Avon and Somerset Chief Constable to focus on spending not cuts
The new chief constable of Avon and Somerset Police has said he would rather concentrate on the £275m he has to spend than worry about cuts.
Nick Gargan was speaking to the BBC for the first time since his appointment almost a month ago.
Mr Gargan said there was "some serious work to be done" setting budgets and priorities.
He said he was busy filling his mind with all the information needed to make those decisions.
"It's a little bit like loading software onto a computer, trying to fill my mind with all the information I need in order to be an effective Chief Constable," he said.
"I want to spend more time thinking about the £275m we will spend rather than the £10m we might have to save, or indeed the £12m we don't get because the national funding formula isn't applied fairly.
"Let's focus on what we spend, let's make sure the back office of the police force runs as smoothly and efficiently as it can, and let's be absolutely determined and rigorous to protect the front line as far as we can in a challenging time."'Workforce appreciated'
Policing and Criminal Justice Minister Damian Green said there was "no question" that the police would have the resources to do their work and the funding formula was a "complex matter" which would take time to finalise.
Mr Gargan said he would be having "protracted and detailed conversations" with Police and Crime Commissioner (PCC) Sue Mountstevens over the next 12 months as the future of how forces are funded becomes clearer.
"The PCC and I will be talking to our parliamentarians and making them aware of the current issues facing the force and asking for their help in securing a fair funding settlement for the police service in the forthcoming spending review," he said.
"My job, irrespective of what the final decision is, is to get on with what I've got."
He agreed that staff morale was an issue and said the "biggest single thing" he or Ms Mountstevens could do was let the workforce know they are appreciated.
"It's difficult for staff, they're being asked to do the same amount of work and there are fewer people to do it," he said.
"The cuts are hard, but equally people understand that these are difficult times."
Mr Gargan added: "I think people are nervous that if the police service shrinks too much... then we will be vulnerable to greater criminality.
"It's my job to make sure that doesn't happen."
Mr Green said: "Police forces across the country are rising to the challenge of a reduction in budgets.
"The reforms we have made are working and crime continues to fall.
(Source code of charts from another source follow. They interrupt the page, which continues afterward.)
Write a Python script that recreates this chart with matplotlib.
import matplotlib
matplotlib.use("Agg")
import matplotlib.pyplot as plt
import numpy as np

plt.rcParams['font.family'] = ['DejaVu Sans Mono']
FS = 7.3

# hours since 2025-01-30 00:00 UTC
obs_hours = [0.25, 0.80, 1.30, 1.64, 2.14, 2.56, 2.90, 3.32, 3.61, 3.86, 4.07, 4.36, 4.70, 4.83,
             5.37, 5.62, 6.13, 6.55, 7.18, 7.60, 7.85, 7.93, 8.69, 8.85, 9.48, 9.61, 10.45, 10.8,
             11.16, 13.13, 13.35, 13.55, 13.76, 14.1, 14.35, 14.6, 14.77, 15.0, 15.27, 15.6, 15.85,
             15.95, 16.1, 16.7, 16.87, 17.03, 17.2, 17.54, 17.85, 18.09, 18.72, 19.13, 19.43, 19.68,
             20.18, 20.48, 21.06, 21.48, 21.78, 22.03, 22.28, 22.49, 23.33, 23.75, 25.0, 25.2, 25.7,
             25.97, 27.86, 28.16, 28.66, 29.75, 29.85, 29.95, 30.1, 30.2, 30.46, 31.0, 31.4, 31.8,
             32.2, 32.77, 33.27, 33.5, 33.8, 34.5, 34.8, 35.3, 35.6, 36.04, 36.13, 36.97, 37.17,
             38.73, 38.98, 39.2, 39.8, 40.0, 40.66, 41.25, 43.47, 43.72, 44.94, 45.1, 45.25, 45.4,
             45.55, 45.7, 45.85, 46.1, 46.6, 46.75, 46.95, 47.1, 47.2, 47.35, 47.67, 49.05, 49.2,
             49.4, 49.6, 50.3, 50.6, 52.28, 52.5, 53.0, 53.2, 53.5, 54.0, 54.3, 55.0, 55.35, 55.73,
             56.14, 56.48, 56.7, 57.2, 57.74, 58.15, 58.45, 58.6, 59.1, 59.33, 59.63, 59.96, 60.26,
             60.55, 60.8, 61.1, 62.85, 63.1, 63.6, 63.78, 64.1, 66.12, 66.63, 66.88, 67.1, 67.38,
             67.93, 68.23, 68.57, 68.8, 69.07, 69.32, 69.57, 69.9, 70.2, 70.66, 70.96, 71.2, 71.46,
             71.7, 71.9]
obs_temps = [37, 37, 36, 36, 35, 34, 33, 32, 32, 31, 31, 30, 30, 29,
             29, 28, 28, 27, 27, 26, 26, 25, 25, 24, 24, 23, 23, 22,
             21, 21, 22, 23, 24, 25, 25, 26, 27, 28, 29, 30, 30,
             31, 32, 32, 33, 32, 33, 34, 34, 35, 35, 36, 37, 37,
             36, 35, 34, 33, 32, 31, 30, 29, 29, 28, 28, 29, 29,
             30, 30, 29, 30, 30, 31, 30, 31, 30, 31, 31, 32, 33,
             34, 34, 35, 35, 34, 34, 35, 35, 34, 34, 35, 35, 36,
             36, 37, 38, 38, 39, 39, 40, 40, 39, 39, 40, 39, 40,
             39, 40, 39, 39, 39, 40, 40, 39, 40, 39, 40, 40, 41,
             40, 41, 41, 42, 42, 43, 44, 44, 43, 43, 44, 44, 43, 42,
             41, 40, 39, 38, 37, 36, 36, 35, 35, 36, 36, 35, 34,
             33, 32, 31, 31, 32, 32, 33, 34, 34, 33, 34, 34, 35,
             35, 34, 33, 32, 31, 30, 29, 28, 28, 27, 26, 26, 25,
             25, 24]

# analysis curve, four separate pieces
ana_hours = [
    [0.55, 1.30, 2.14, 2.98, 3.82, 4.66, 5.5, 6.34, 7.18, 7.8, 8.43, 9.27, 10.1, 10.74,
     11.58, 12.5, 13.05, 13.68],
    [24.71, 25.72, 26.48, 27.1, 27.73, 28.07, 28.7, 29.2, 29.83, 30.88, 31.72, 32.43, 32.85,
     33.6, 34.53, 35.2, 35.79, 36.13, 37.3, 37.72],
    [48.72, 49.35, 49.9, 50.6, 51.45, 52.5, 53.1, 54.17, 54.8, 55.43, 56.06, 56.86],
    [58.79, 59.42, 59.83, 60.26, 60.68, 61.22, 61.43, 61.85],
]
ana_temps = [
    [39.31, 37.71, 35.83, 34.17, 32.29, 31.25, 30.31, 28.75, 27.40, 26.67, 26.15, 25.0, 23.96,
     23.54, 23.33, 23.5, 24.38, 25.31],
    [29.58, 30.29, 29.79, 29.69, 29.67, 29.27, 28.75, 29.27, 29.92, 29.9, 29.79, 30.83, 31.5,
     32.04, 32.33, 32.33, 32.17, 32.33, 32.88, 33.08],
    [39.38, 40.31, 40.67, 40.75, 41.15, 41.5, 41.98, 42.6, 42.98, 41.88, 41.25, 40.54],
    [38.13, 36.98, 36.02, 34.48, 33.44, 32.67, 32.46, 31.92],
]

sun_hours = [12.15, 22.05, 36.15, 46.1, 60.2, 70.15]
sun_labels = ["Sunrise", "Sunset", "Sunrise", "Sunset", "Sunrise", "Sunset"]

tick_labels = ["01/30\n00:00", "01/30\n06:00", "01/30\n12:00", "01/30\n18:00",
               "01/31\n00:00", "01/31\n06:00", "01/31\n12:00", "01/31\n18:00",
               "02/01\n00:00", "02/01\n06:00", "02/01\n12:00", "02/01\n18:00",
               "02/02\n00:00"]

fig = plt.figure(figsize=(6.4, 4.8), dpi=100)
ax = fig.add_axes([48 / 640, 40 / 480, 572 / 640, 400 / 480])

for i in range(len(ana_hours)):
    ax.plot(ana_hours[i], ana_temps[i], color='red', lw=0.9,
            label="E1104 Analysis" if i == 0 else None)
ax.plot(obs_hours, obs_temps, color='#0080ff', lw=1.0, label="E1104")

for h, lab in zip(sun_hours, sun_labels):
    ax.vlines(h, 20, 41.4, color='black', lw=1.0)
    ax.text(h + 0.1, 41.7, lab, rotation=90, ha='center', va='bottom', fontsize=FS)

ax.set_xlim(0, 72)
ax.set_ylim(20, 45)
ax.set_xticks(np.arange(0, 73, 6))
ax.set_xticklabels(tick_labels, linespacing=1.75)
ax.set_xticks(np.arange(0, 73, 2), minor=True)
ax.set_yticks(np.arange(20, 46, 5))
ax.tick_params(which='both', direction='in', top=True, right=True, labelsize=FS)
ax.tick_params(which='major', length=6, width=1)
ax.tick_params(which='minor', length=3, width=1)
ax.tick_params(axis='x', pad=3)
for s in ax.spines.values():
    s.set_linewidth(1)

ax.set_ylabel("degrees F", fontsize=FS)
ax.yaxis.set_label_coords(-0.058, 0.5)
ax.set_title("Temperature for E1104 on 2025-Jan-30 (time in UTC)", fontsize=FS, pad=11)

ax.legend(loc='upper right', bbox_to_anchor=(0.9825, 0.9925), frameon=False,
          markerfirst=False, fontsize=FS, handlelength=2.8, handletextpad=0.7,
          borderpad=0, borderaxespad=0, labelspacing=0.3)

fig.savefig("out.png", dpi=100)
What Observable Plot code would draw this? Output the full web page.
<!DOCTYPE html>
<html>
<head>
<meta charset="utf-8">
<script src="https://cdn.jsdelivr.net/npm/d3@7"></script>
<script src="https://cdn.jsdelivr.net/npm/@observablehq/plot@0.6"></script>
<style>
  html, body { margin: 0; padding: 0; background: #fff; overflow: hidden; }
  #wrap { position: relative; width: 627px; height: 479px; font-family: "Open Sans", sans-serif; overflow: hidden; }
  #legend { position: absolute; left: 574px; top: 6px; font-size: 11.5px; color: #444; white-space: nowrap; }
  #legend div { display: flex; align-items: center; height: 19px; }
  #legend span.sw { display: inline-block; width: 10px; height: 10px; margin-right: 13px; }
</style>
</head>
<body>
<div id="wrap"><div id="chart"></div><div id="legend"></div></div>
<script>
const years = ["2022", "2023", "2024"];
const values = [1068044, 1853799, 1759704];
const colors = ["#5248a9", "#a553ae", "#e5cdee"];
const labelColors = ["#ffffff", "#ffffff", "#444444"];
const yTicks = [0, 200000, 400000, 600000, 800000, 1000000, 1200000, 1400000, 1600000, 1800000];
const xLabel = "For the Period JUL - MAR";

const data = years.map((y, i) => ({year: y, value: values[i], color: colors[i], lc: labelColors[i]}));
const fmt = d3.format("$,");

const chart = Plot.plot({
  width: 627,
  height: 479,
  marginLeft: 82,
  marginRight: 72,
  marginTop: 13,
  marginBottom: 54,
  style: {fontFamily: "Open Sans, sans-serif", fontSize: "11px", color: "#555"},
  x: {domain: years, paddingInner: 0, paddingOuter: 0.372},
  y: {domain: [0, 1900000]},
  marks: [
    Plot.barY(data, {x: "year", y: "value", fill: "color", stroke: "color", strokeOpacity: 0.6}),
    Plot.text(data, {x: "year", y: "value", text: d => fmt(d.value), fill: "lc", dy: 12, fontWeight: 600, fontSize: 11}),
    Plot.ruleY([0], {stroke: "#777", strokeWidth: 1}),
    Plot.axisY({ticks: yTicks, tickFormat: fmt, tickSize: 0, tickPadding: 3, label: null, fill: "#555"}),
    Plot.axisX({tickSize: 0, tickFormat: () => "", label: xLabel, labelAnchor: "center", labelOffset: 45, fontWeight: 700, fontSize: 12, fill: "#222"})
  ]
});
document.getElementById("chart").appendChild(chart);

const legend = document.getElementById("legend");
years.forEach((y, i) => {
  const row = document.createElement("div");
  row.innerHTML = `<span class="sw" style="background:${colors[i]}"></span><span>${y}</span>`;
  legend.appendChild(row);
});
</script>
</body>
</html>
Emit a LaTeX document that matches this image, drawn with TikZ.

I congratulate Avon and Somerset Police Force for the reduction in their area.
"Every police force area will face the same percentage cash reduction over the next year and we are conducting a review of the Police Allocation Formula for future allocations.
"Determining how funding should be allocated in the future is a complex and important matter which requires careful consideration and will take time.
"There is no question that the police will still have the resources to do their important work."